Given two vector subspaces $V_1,V_2$ of an infinite-dimensional normed space $X$, we say that $V_1$ is $\epsilon$-close to $V_2$,
if for every $v_1 \in V_1$, $\|v_1\|=1$, there exist $v_2 \in V_2$ such that $\|v_1-v_2\|<\epsilon$.
Now, suppose that $(V_n)_{n \ge 0}$ is a sequence of $k$-dimensional subspaces ($k < \infty$) of $X$, such that $V_n$ is $\epsilon_n$-close to $V_0$, where $\epsilon_n \to 0$.
Is it true that $V_0$ becomes arbitrarily close to $V_n$ when $n \to \infty$?
In other words, I am asking whether the closeness relation is "asymptotically-symmetric".
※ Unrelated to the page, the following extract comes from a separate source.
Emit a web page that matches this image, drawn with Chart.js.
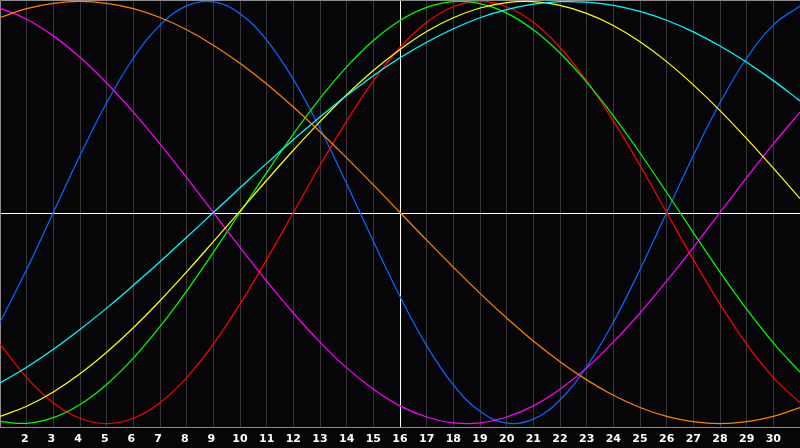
<!DOCTYPE html>
<html>
<head>
<meta charset="utf-8">
<script src="https://cdn.jsdelivr.net/npm/chart.js@4"></script>
<style>
  html, body { margin: 0; padding: 0; background: #060608; }
  canvas { display: block; }
</style>
</head>
<body>
<canvas id="c" width="800" height="448"></canvas>
<script>
// ---- data ----
const days = [1,2,3,4,5,6,7,8,9,10,11,12,13,14,15,16,17,18,19,20,21,22,23,24,25,26,27,28,29,30,31];
const tickLabels = ['', '2','3','4','5','6','7','8','9','10','11','12','13','14','15','16','17','18','19','20','21','22','23','24','25','26','27','28','29','30', ''];
const todayDay = 16;

// blue
const physical = [-0.520,-0.270,0.000,0.270,0.520,0.731,0.888,0.979,0.998,0.942,0.817,0.631,0.398,0.136,-0.136,-0.398,-0.631,-0.817,-0.942,-0.998,-0.979,-0.888,-0.731,-0.520,-0.270,0.000,0.270,0.520,0.731,0.888,0.979];
// red
const emotional = [-0.624,-0.782,-0.901,-0.975,-1.000,-0.975,-0.901,-0.782,-0.624,-0.434,-0.223,0.000,0.223,0.434,0.624,0.782,0.901,0.975,1.000,0.975,0.901,0.782,0.624,0.434,0.223,0.000,-0.223,-0.434,-0.624,-0.782,-0.901];
// green
const intellectual = [-0.990,-0.999,-0.972,-0.910,-0.815,-0.690,-0.541,-0.372,-0.189,0.000,0.189,0.372,0.541,0.690,0.815,0.910,0.972,0.999,0.990,0.945,0.866,0.756,0.618,0.458,0.282,0.095,-0.095,-0.282,-0.458,-0.618,-0.756];
// magenta
const intuitive = [0.969,0.916,0.837,0.736,0.614,0.476,0.325,0.165,0.000,-0.165,-0.325,-0.476,-0.614,-0.736,-0.837,-0.916,-0.969,-0.997,-0.997,-0.969,-0.916,-0.837,-0.736,-0.614,-0.476,-0.325,-0.165,0.000,0.165,0.325,0.476];
// yellow
const aesthetic = [-0.966,-0.918,-0.850,-0.764,-0.662,-0.546,-0.418,-0.281,-0.138,0.007,0.153,0.295,0.431,0.558,0.673,0.773,0.858,0.923,0.969,0.995,0.999,0.982,0.944,0.886,0.809,0.715,0.605,0.483,0.350,0.210,0.066];
// orange
const awareness = [0.924,0.966,0.991,1.000,0.991,0.966,0.924,0.866,0.793,0.707,0.609,0.500,0.383,0.259,0.131,0.000,-0.131,-0.259,-0.383,-0.500,-0.609,-0.707,-0.793,-0.866,-0.924,-0.966,-0.991,-1.000,-0.991,-0.966,-0.924];
// cyan
const spiritual = [-0.807,-0.733,-0.648,-0.554,-0.453,-0.345,-0.233,-0.117,0.000,0.117,0.233,0.345,0.453,0.554,0.648,0.733,0.807,0.871,0.923,0.961,0.987,0.999,0.997,0.982,0.953,0.911,0.856,0.789,0.712,0.625,0.529];

// ---- build ----
const seriesList = [
  { name: 'awareness', values: awareness, color: '#ff8000' },
  { name: 'spiritual', values: spiritual, color: '#00ffff' },
  { name: 'aesthetic', values: aesthetic, color: '#ffff00' },
  { name: 'intuitive', values: intuitive, color: '#ff00ff' },
  { name: 'intellectual', values: intellectual, color: '#00ff00' },
  { name: 'emotional', values: emotional, color: '#ff0000' },
  { name: 'physical', values: physical, color: '#0f64ff' }
];

const datasets = seriesList.map(s => ({
  label: s.name,
  data: days.map((d, i) => ({ x: d, y: s.values[i] })),
  borderColor: s.color,
  borderWidth: 1.25,
  pointRadius: 0,
  pointHoverRadius: 0,
  tension: 0.4,
  fill: false
}));

const framePlugin = {
  id: 'frame',
  beforeDraw(chart) {
    const ctx = chart.ctx;
    ctx.save();
    ctx.fillStyle = '#060608';
    ctx.fillRect(0, 0, chart.width, chart.height);
    ctx.restore();
  },
  beforeDatasetsDraw(chart) {
    const ctx = chart.ctx;
    const a = chart.chartArea;
    const y0 = Math.round(chart.scales.y.getPixelForValue(0)) + 0.5;
    const xt = Math.round(chart.scales.x.getPixelForValue(todayDay)) + 0.5;
    ctx.save();
    ctx.lineWidth = 1;
    ctx.strokeStyle = '#ffffff';
    ctx.beginPath();
    ctx.moveTo(a.left, y0); ctx.lineTo(a.right, y0);
    ctx.moveTo(xt, a.top); ctx.lineTo(xt, a.bottom);
    ctx.stroke();
    ctx.strokeStyle = '#8c8c8c';
    ctx.beginPath();
    ctx.moveTo(a.left + 0.5, a.bottom); ctx.lineTo(a.left + 0.5, a.top + 0.5); ctx.lineTo(a.right, a.top + 0.5);
    ctx.moveTo(a.left, a.bottom - 0.5); ctx.lineTo(a.right, a.bottom - 0.5);
    ctx.stroke();
    ctx.restore();
  }
};

new Chart(document.getElementById('c'), {
  type: 'line',
  data: { datasets },
  plugins: [framePlugin],
  options: {
    responsive: false,
    animation: false,
    devicePixelRatio: 1,
    layout: { padding: 0, autoPadding: false },
    plugins: { legend: { display: false }, tooltip: { enabled: false } },
    scales: {
      x: {
        type: 'linear',
        min: 1,
        max: 31,
        offset: false,
        afterFit(scale) { scale.height = 20; scale.paddingLeft = 0; scale.paddingRight = 0; },
        border: { display: false },
        grid: {
          color: '#383838',
          lineWidth: 1,
          drawTicks: false
        },
        ticks: {
          stepSize: 1,
          autoSkip: false,
          maxRotation: 0,
          padding: 5,
          color: '#ffffff',
          font: { family: 'DejaVu Sans', size: 11, weight: 'bold' },
          callback(value) {
            const lbl = tickLabels[value - 1] || '';
            return lbl.length === 1 ? lbl + ' ' : lbl;
          }
        }
      },
      y: {
        display: false,
        min: -1.021,
        max: 1.007
      }
    }
  }
});
</script>
</body>
</html>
The "equal dimensions" assumption is necessary: Otherwise $V_n$ could be strict subspaces of $V_0$.
Edit:
gerw proved that the answer is positive whenever $X$ is a Hilbert space.
The question remains whether or not the answer stays positive if the norm is not induced by an inner product.
After giving a flawed counterexample, I give a proof that works (at least) in Hilbert spaces.
Let us assume that $V_n$ is $\varepsilon$-close to $V$ with $\varepsilon < 1$. Let us denote by $S$ the unit ball in our Hilbert space $X$. Moreover, let $P$ be the orthogonal projection onto $V$.
By $\varepsilon$-closedness, we have $\| v - P v\| \le \varepsilon$, hence, $\| P v \| \ge 1-\varepsilon > 0$ for all $v \in V_n \cap S$, i.e., the map $Q : V_n \cap S \to V \cap S$ defined via $Qv := Pv/\|Pv\|$ is continuous and odd. Since $V_n \cap S$ and $V \cap S$ are essentially $n-1$-spheres, $Q$ should be surjective, this should follow, e.g., from Borsuk-Ulam theorem. Now, its inverse $Q^{-1}$ gives you a nice map from $V \cap S$ to $V_n$. This shows that $V$ is $\delta$-close to $V_0$ for some $\delta$. Moreover, we get $\delta \to 0$ as $\varepsilon \to 0$.
Here is some explanation for the should. I was not able to come up with a reference, so I might miss something obvious: Let $f : S^n \to S^n$ be a continuous, odd map, i.e., $f(-x) = -f(x)$. Here, $S^n$ is the $n$-sphere. We claim that $f$ is surjective. Otherwise, there is $x \in S^n$ which is not in the image of $S^n$. Since $f$ is odd, $-x$ does not belong to the image, too. Now, let $g : S^n \to \mathbb R^n$ be the orthogonal projection onto the orthogonal complement of $x$ within $\mathbb R^{n+1}$. Then, $g\circ f : S^n \to \mathbb R^n$ is a continuous, odd map and $0$ does not belong to the image of $g \circ f$. This is a contradiction to Borsuk-Ulam.